Member of Kerala Legislative Assembly
- In office 11 May 2006 – 2 May 2021
- Preceded by: Prayar Gopalakrishnan
- Constituency: Chadayamangalam

Minister of Agriculture, Government of Kerala
- In office 18 May 2006 – 14 May 2011
- Preceded by: K. R. Gowri Amma
- Succeeded by: K. P. Mohanan

Chairman, Legislative Committee on Environment, Kerala
- In office 25 January 2019 – 2 May 2021

CPI State Executive Member
- Incumbent
- Assumed office 2005

Personal details
- Born: P. Retnakaran 9 May 1954 (age 72) Mullakkara, Kollam district, Kerala, India
- Party: Communist Party of India
- Spouse: Geetha Raghavan

= Mullakkara Retnakaran =

Indian politician (born 1954)

Mullakkara Retnakaran (born 9 May 1953) is an Indian politician from Kollam, Kerala and former Minister for Agriculture in Kerala.

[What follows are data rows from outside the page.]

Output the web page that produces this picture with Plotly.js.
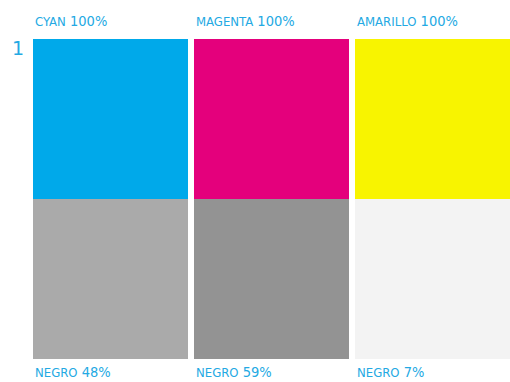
<!DOCTYPE html>
<html>
<head>
<meta charset="utf-8">
<script src="https://cdn.plot.ly/plotly-3.0.1.min.js"></script>
<style>html,body{margin:0;padding:0;background:#fff;}#chart{width:510px;height:382px;}</style>
</head>
<body>
<div id="chart"></div>
<script>
var columns = [0, 1, 2];
var topNames = ['CYAN', 'MAGENTA', 'AMARILLO'];
var topPercents = [100, 100, 100];
var bottomNames = ['NEGRO', 'NEGRO', 'NEGRO'];
var bottomPercents = [48, 59, 7];
var rowValues = [1, 1, 1];
var rowLabel = '1';

var topColors = ['#00A9EA', '#E4007C', '#F8F400'];
var bottomColors = ['#AAAAAA', '#939393', '#F3F3F3'];
var labelColor = '#23A9E3';
var W = 0.965;

var traces = [
  {type: 'bar', x: columns, y: rowValues, width: W, marker: {color: bottomColors, line: {width: 0}}, hoverinfo: 'skip'},
  {type: 'bar', x: columns, y: rowValues, width: W, marker: {color: topColors, line: {width: 0}}, hoverinfo: 'skip'}
];

var font = 'DejaVu Sans Condensed, DejaVu Sans, sans-serif';
function lab(name, pct) {
  return '<span style="font-size:13px">' + name + '</span> <span style="font-size:14.5px">' + pct + '%</span>';
}
var ann = [];
columns.forEach(function (c, i) {
  ann.push({xref: 'x', yref: 'y', x: c - W / 2, y: 2, xanchor: 'left', yanchor: 'bottom', xshift: 0, yshift: 8,
    text: lab(topNames[i], topPercents[i]), showarrow: false, font: {family: font, color: labelColor, size: 14.5}});
  ann.push({xref: 'x', yref: 'y', x: c - W / 2, y: 0, xanchor: 'left', yanchor: 'top', xshift: 0, yshift: -3,
    text: lab(bottomNames[i], bottomPercents[i]), showarrow: false, font: {family: font, color: labelColor, size: 14.5}});
});
ann.push({xref: 'paper', yref: 'y', x: 0, y: 2, xanchor: 'right', yanchor: 'top', xshift: -7, yshift: 4,
  text: rowLabel, showarrow: false, font: {family: 'DejaVu Sans, sans-serif', color: labelColor, size: 19}});

var layout = {
  width: 510, height: 382,
  margin: {l: 33, r: 0, t: 39, b: 23},
  barmode: 'stack',
  showlegend: false,
  paper_bgcolor: '#fff', plot_bgcolor: '#fff',
  xaxis: {range: [-W / 2, 2 + W / 2], visible: false, fixedrange: true},
  yaxis: {range: [0, 2], visible: false, fixedrange: true},
  annotations: ann
};
Plotly.newPlot('chart', traces, layout, {displayModeBar: false, staticPlot: true});
</script>
</body>
</html>
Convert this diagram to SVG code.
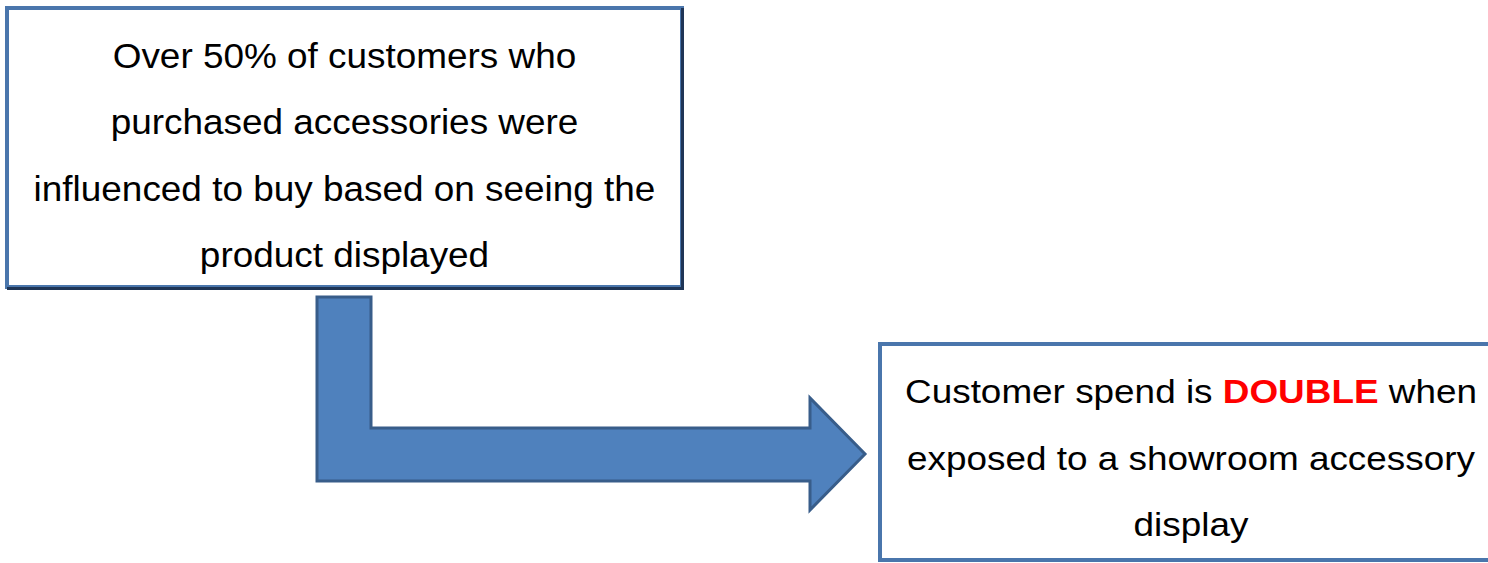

He is the State Executive Member of Communist Party of India CPI, Kerala since 2005. He is a Member in the 14th Kerala Legislative Assembly representing Chadayamangalam constituency in Kollam district since 2006. He is the Chairman of Legislative Committee on Environment, Kerala since 25 January 2019. He served as the Minister of Agriculture in the 12th Legislative assembly of Kerala.

==Political career==
Mullakkara Retnakaran became a member in Communist Party of India in 1978. He has served as All India Youth Federation (AIYF) State President and Secretary. During his political career, Retnakaran went to jail several times in connection with agitations, including "Job or Jail" strike.

==Personal life==
Retnakaran is the son of Purushothaman and Sulochana. He was born at Mullakkara, Kollam on 9 May 1954. He lives at Ambalakkara, Kottarakkara, Kollam. He is married to Geetha Raghavan. She retired as the Principal of CP Higher Secondary School, Kuttikkadu, Kadakkal.

==Books==

1. Samarathanalil (സമരത്തണലിൽ), Published by Prabhath Book House in 2019.
2. Mahabharathathiloode (മഹാഭാരതത്തിലൂടെ), Published by Sankeerthanam Publications in 2020.